The company also offers college tuition for anyone who works at its parks or resorts, part-time or full-time.
“You can apply for a two-year degree or a four-year degree or an advanced degree, and we’ll take care of the bill for you, as long as you’re working for us, no strings attached,” Naughton said, adding that he himself recently, at age 55, followed his wife’s suggestion and went back to school for his MBA.
“It was a good chance for me to just show everyone that, as president of the company, you could still learn more. And I encourage it,” Naughton said. “And probably, the thing I’m most proud of: 72 people have achieved their high school diplomas; while working there [at Dollywood], they finished their high school education.”
That sense of a personal connection is something Naughton told the audience he tries to bring to his own management style.
“I can't be in front of students and not tell you a few key lessons that some of the leaders that I worked with throughout my career taught me,” he said.
“Always, always make the people that you're working with feel special,” he advised. “Really understand the people you’re working with and what makes them tick; that is super important.”
One key to that goal is just plain old paying attention.

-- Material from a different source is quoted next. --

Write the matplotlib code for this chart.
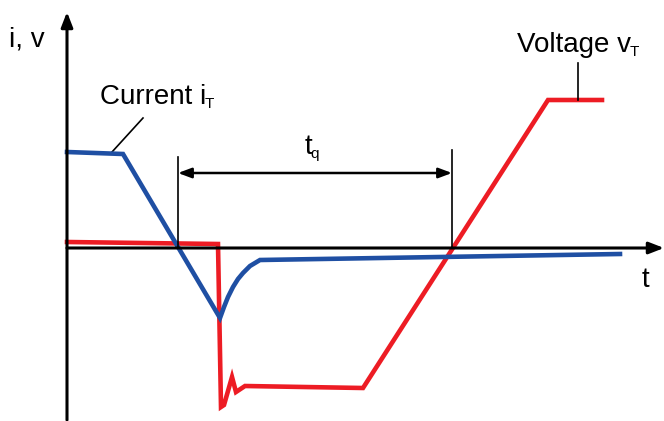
import matplotlib.pyplot as plt

plt.rcParams['font.family'] = ['Liberation Sans', 'DejaVu Sans']

BLUE = "#1f4fa3"
RED = "#ed1c24"

# current i_T (time, value) - arbitrary units, origin at the axes crossing
cur_t = [0, 56, 153, 157, 161, 166, 171, 176, 183, 193, 553]
cur_i = [96, 94, -70, -59, -49, -39, -31, -25, -18, -12, -6]

# voltage v_T
volt_t = [0, 151, 154, 157, 165, 169, 178, 296, 481, 535]
volt_v = [6, 4, -159, -157, -129, -144, -138, -140, 148, 148]

# turn-off interval markers
tq_start = 111
tq_end = 385

fig = plt.figure(figsize=(6.64, 4.21), dpi=100)
ax = fig.add_axes([0, 0, 1, 1])
ax.set_xlim(-67, 597)
ax.set_ylim(-173, 248)
ax.axis('off')

ax.plot(cur_t, cur_i, color=BLUE, lw=3.3, solid_joinstyle='miter', zorder=3)
ax.plot(volt_t, volt_v, color=RED, lw=3.3, solid_joinstyle='miter', zorder=2)

# axes with arrows
arrow = dict(arrowstyle='-|>,head_length=0.9,head_width=0.35', color='black', lw=2.2,
             shrinkA=0, shrinkB=0)
ax.annotate("", xy=(0, 236), xytext=(0, -172), arrowprops=arrow, zorder=4)
ax.annotate("", xy=(597, 0), xytext=(0, 0), arrowprops=arrow, zorder=4)

# t_q dimension
ax.plot([tq_start, tq_start], [0, 91], color='black', lw=1.2, zorder=4)
ax.plot([tq_end, tq_end], [0, 98], color='black', lw=1.2, zorder=4)
ax.annotate("", xy=(tq_end, 75), xytext=(tq_start, 75),
            arrowprops=dict(arrowstyle='<|-|>,head_length=0.8,head_width=0.3',
                            color='black', lw=1.8, shrinkA=0, shrinkB=0))


def label(x, y, main, sub=None, ha='left'):
    t = ax.text(x, y, main, fontsize=20, ha=ha, va='center')
    if sub:
        ax.annotate(sub, xy=(1, 0), xycoords=t, xytext=(-1, -1),
                    textcoords='offset points', fontsize=11, ha='left', va='bottom')


label(241, 101, "t", "q", ha='center')
label(-40, 208, "i, v", ha='center')
label(578, -32, "t", ha='center')
label(33, 151, "Current i", "T")
label(450, 203, "Voltage v", "T")

# leader lines
ax.plot([76, 45], [130, 96], color='black', lw=1.2)
ax.plot([511, 511], [185, 148], color='black', lw=1.2)

fig.savefig("out.png", dpi=100)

“When you get out into the workforce, listening is a skill that's really, really important. To be able to solve the problems that your team is dealing with, you really have to be a good listener,” Naughton said.

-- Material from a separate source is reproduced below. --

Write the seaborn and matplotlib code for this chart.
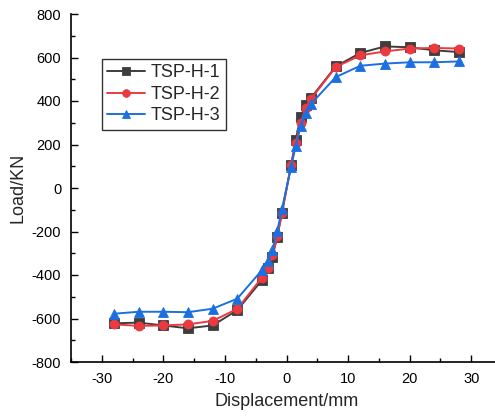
import matplotlib
matplotlib.use("Agg")
import matplotlib.pyplot as plt
import seaborn as sns
import pandas as pd
from matplotlib.ticker import MultipleLocator

# ---- data ----
displacement = [-28, -24, -20, -16, -12, -8, -4, -3, -2.3, -1.5, -0.75,
                0.75, 1.5, 2.3, 3.1, 4, 8, 12, 16, 20, 24, 28]
load_h1 = [-622, -619, -632, -645, -632, -562, -424, -370, -317, -224, -117,
           106, 221, 328, 381, 415, 559, 621, 651, 647, 633, 625]
load_h2 = [-627, -634, -632, -627, -611, -556, -412, -366, -309, -221, -114,
           106, 206, 301, 367, 410, 556, 610, 628, 641, 644, 641]
load_h3 = [-578, -569, -569, -571, -555, -509, -378, -337, -283, -197, -98,
           98, 194, 283, 347, 387, 510, 562, 572, 578, 578, 582]
series_names = ["TSP-H-1", "TSP-H-2", "TSP-H-3"]
colors = ["#3d3d3d", "#ea3a3f", "#1c6fe0"]
markers = ["s", "o", "^"]

frames = []
for name, vals in zip(series_names, [load_h1, load_h2, load_h3]):
    frames.append(pd.DataFrame({"Displacement": displacement, "Load": vals, "Specimen": name}))
df = pd.concat(frames, ignore_index=True)

sns.set_theme(style="ticks")
plt.rcParams["font.family"] = ["Liberation Sans", "DejaVu Sans"]
plt.rcParams["axes.unicode_minus"] = False

fig = plt.figure(figsize=(4.95, 4.17), dpi=100)
ax = fig.add_axes([71/495, 55/417, 431/495, 348/417])

sns.lineplot(data=df, x="Displacement", y="Load", hue="Specimen", style="Specimen",
             palette=colors, markers=markers, dashes=False, sort=False,
             markersize=6.5, markeredgewidth=0.6, linewidth=1.4, ax=ax,
             legend=True)
for line, c in zip(ax.lines, colors):
    line.set_markeredgecolor(c)

ax.set_xlim(-35, 35)
ax.set_ylim(-800, 800)
ax.xaxis.set_major_locator(MultipleLocator(10))
ax.xaxis.set_minor_locator(MultipleLocator(5))
ax.yaxis.set_major_locator(MultipleLocator(200))
ax.yaxis.set_minor_locator(MultipleLocator(100))
ax.tick_params(which="major", direction="in", length=5, width=1, labelsize=10.5,
               color="black", labelcolor="black", pad=7)
ax.tick_params(which="minor", direction="in", length=3, width=1, color="black")
for s in ["top", "right"]:
    ax.spines[s].set_visible(False)
for s in ["left", "bottom"]:
    ax.spines[s].set_color("black")
    ax.spines[s].set_linewidth(1.2)

ax.set_xlabel("Displacement/mm", fontsize=13, labelpad=5)
ax.set_ylabel("Load/KN", fontsize=13, labelpad=4)

leg = ax.legend(loc="upper left", bbox_to_anchor=(0.072, 0.871), borderaxespad=0,
                fontsize=13, frameon=True, fancybox=False, handlelength=2.1,
                handletextpad=0.3, borderpad=0.3, labelspacing=0.25, markerscale=0.85)
leg.get_frame().set_edgecolor("black")
leg.get_frame().set_linewidth(1.0)
for h, c in zip(leg.legend_handles, colors):
    h.set_markeredgecolor(c)

fig.savefig("out.png", dpi=100)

“And at the heart of everything that I am? It’s being a good servant leader. Do more for others than you're doing for yourself, and things typically turn out to be really, really good.”
Radford University's Associate Director for University Advancement Scott Hall first approached The Dollywood Co. president in June about returning to campus. He said Naughton’s international and domestic background in the theme-park industry made him a natural choice to deliver an address as part of the series.
“Eugene’s presentation covered an expansive, decade-long business initiative,” Hall added. “That aligned perfectly with the goals of the Truist Global Capitalism lecture, which are to stimulate thought and discussion about capitalism, the tenets of free enterprise and the best practices of successful organizations.”
In her closing remarks at the event, Davis College interim Dean Angela Stanton thanked Naughton for his appearance and also expressed her gratitude for the efforts of her administrative colleagues, faculty and office staff members, as well as the students who attended and the Truist Financial Corp., which sponsors the series.
"Because without the students, we would not be here," Stanton told attendees. "And without Truist, this lecture series that we've had since the fall of 2009 would not be continuing 14 years later."